Sir Christopher asks why we are so badly governed, a fair question to put to a Prime Minister who is seeking a third term of office. The new postal voting arrangements are a perfect example of bad government. Not long ago, such flawed proposals would never have got through. They could not have survived full scrutiny by the civil service, by the relevant Cabinet committee followed by the full Cabinet and then, finally, by both Houses of Parliament.

They did so with their faults uncorrected because many components of this process have recently been deliberately weakened in order to reduce accountability.
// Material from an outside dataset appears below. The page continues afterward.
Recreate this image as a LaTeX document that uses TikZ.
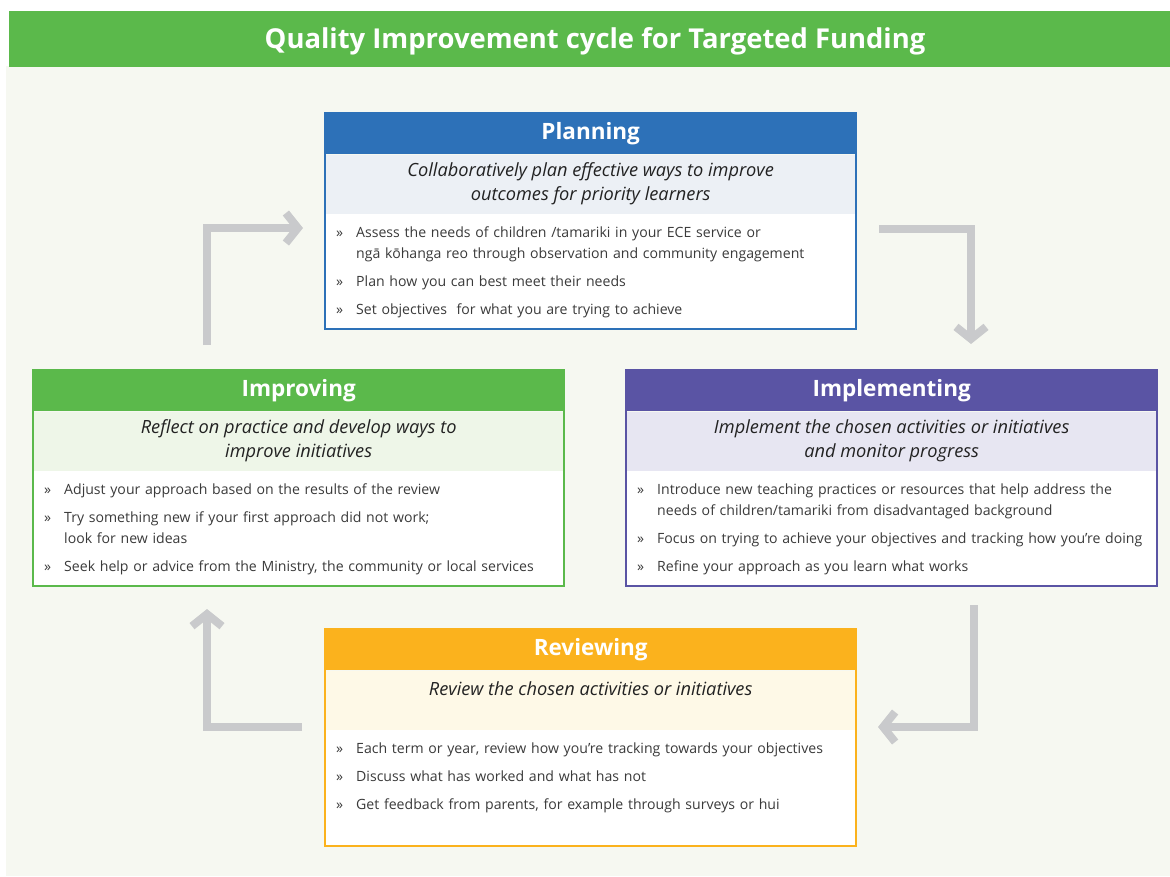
\documentclass[tikz,border=0pt]{standalone}
\usepackage{fontspec}
\setmainfont{Open Sans}
\usetikzlibrary{arrows.meta}

\definecolor{qigreen}{HTML}{5BB94B}
\definecolor{qiblue}{HTML}{2D71B8}
\definecolor{qipurple}{HTML}{5A54A4}
\definecolor{qiorange}{HTML}{FBB21D}
\definecolor{bandblue}{HTML}{ECF0F5}
\definecolor{bandpurple}{HTML}{E7E6F2}
\definecolor{bandgreen}{HTML}{EEF6E8}
\definecolor{bandorange}{HTML}{FEF9E7}
\definecolor{qiback}{HTML}{F6F8F1}
\definecolor{qiarrow}{HTML}{C9CACC}
\definecolor{qitext}{HTML}{222222}
\definecolor{qibody}{HTML}{3A3A3A}

\newcommand{\bodyfont}{\fontsize{14.1}{21}\selectfont}
\newcommand{\subfont}{\fontsize{18.2}{24}\selectfont\itshape}
\newcommand{\headfont}{\fontsize{22.5}{26}\selectfont\bfseries}
\newcommand{\qi}[1]{{\hangindent=20pt\hangafter=1\noindent\makebox[20pt][l]{»}#1\par}\addvspace{7pt}}

\tikzset{
  headbox/.style={anchor=north west, inner sep=0pt, minimum width=531pt, minimum height=41pt, fill=#1, text=white, font=\headfont},
  subbox/.style={anchor=north west, inner sep=0pt, minimum width=531pt, minimum height=59pt, fill=#1, align=center, text=qitext, font=\subfont},
  bodybox/.style={anchor=north west, fill=white, inner xsep=11pt, inner ysep=6pt, text width=509pt, text height=17pt, text depth=#1, align=left, text=qibody, font=\bodyfont},
  bodybox/.default=86pt,
  boxframe/.style={draw=#1, line width=2pt},
  cyclearrow/.style={draw=qiarrow, line width=8pt, -{Straight Barb[length=12pt,width=30pt]}},
}

\begin{document}
\begin{tikzpicture}[x=1pt,y=-1pt]
	\useasboundingbox (0,0) rectangle (1170,876);
	\fill[white] (0,0) rectangle (1170,876);
	\fill[qiback] (6,66) rectangle (1170,876);
	\fill[qigreen] (9,11) rectangle (1170,67);
	\node[text=white, font=\fontsize{27.4}{30}\selectfont\bfseries] (title) at (595,41) {Quality Improvement cycle for Targeted Funding};

	% Planning
	\node[headbox=qiblue] (plan-head) at (325,113) {Planning};
	\node[subbox=bandblue] (plan-sub) at (plan-head.south west) {Collaboratively plan effective ways to improve\\outcomes for priority learners};
	\node[bodybox] (plan-body) at (plan-sub.south west) {%
		\qi{Assess the needs of children /tamariki in your ECE service or\newline ngā kōhanga reo through observation and community engagement}
		\qi{Plan how you can best meet their needs}
		\qi{Set objectives\ \ for what you are trying to achieve}};
	\draw[boxframe=qiblue] (plan-head.north west) rectangle (plan-body.south east);

	% Implementing
	\node[headbox=qipurple] (impl-head) at (626,370) {Implementing};
	\node[subbox=bandpurple] (impl-sub) at (impl-head.south west) {Implement the chosen activities or initiatives\\and monitor progress};
	\node[bodybox] (impl-body) at (impl-sub.south west) {%
		\qi{Introduce new teaching practices or resources that help address the\newline needs of children/tamariki from disadvantaged background}
		\qi{Focus on trying to achieve your objectives and tracking how you're doing}
		\qi{Refine your approach as you learn what works}};
	\draw[boxframe=qipurple] (impl-head.north west) rectangle (impl-body.south east);

	% Improving
	\node[headbox=qigreen] (impr-head) at (33,370) {Improving};
	\node[subbox=bandgreen] (impr-sub) at (impr-head.south west) {Reflect on practice and develop ways to\\improve initiatives};
	\node[bodybox] (impr-body) at (impr-sub.south west) {%
		\qi{Adjust your approach based on the results of the review}
		\qi{Try something new if your first approach did not work;\newline look for new ideas}
		\qi{Seek help or advice from the Ministry, the community or local services}};
	\draw[boxframe=qigreen] (impr-head.north west) rectangle (impr-body.south east);

	% Reviewing
	\node[headbox=qiorange] (rev-head) at (325,629) {Reviewing};
	\node[subbox=bandorange] (rev-sub) at (rev-head.south west) {Review the chosen activities or initiatives\\~};
	\node[bodybox=87pt] (rev-body) at (rev-sub.south west) {%
		\qi{Each term or year, review how you're tracking towards your objectives}
		\qi{Discuss what has worked and what has not}
		\qi{Get feedback from parents, for example through surveys or hui}};
	\draw[boxframe=qiorange] (rev-head.north west) rectangle (rev-body.south east);

	% cycle arrows
	\coordinate (a1s) at (207,345);
	\coordinate (a1e) at (303,228);
	\coordinate (a2s) at (879,229);
	\coordinate (a2e) at (971,344);
	\coordinate (a3s) at (974,605);
	\coordinate (a3e) at (878,727);
	\coordinate (a4s) at (302,727);
	\coordinate (a4e) at (207,609);
	\draw[cyclearrow] (a1s) |- (a1e);
	\draw[cyclearrow] (a2s) -| (a2e);
	\draw[cyclearrow] (a3s) |- (a3e);
	\draw[cyclearrow] (a4s) -| (a4e);
\end{tikzpicture}
\end{document}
In their different ways, Mr Keys, the former ambulance driver and Sir Christopher, the former Oxford don, are making the same point.

The Prime Minister has used four methods to reduce constitutional restraints on his actions. Stage One: by-pass the Cabinet. Read first the words of Harold Wilson, the former Prime Minister, writing in 1976. "Cabinet is a democracy, not an autocracy; each member of it, including the Prime Minister, seeks to convince his colleagues as to the course to follow.... It is the Cabinet, not the Prime Minister, who decides." Now turn to Clare Short's description of the Cabinet of which she was a member during the Iraq crisis. "There was no paper or analysis of the risks, the dangers, the military options, the political and diplomatic options, the strategy for the UK, there was never that.... It was not a thorough investigation of an options-type discussion, but kind of updates.... It is kind of giving consent, I suppose, by not objecting."

Implicit in the above is stage two: deprive Cabinet members of the relevant papers. Consider the enormity of this. The early delivery of papers enables ministers to think through the issues and decide what questions to ask. Yet this is the British Cabinet preparing for war! Would Britain have invaded Iraq if responsibility had belonged to the whole Cabinet? Almost certainly not.

Stage three: pay minimum attention to the House of Commons. Mr Blair goes there rarely. His business managers reduce the amount of time for the debate of contentious issues to a minimum. Unless it is hunting. The truncated discussion of the recent legislation to institute house arrest without trial for British citizens was a sad example.

Stage four: reduce the powers of the House of Lords in its role as a revising chamber. The Labour manifesto promises to develop "alternative forms of scrutiny that complement rather than replicate those of the Commons". Lord Strathclyde understood at once what this means. He commented: "Mr Blair calls this modernisation. What is modern about increasing central executive power and weakening Parliament?"

If re-elected, Mr Blair would continue to hollow out Britain's democracy. The forms would appear the same. But the reality is that the Prime Minister and the State are steadily gaining arbitrary powers while our freedoms as citizens diminish. Mr Blair has no interest in civil liberties. That is one more reason not to trust him.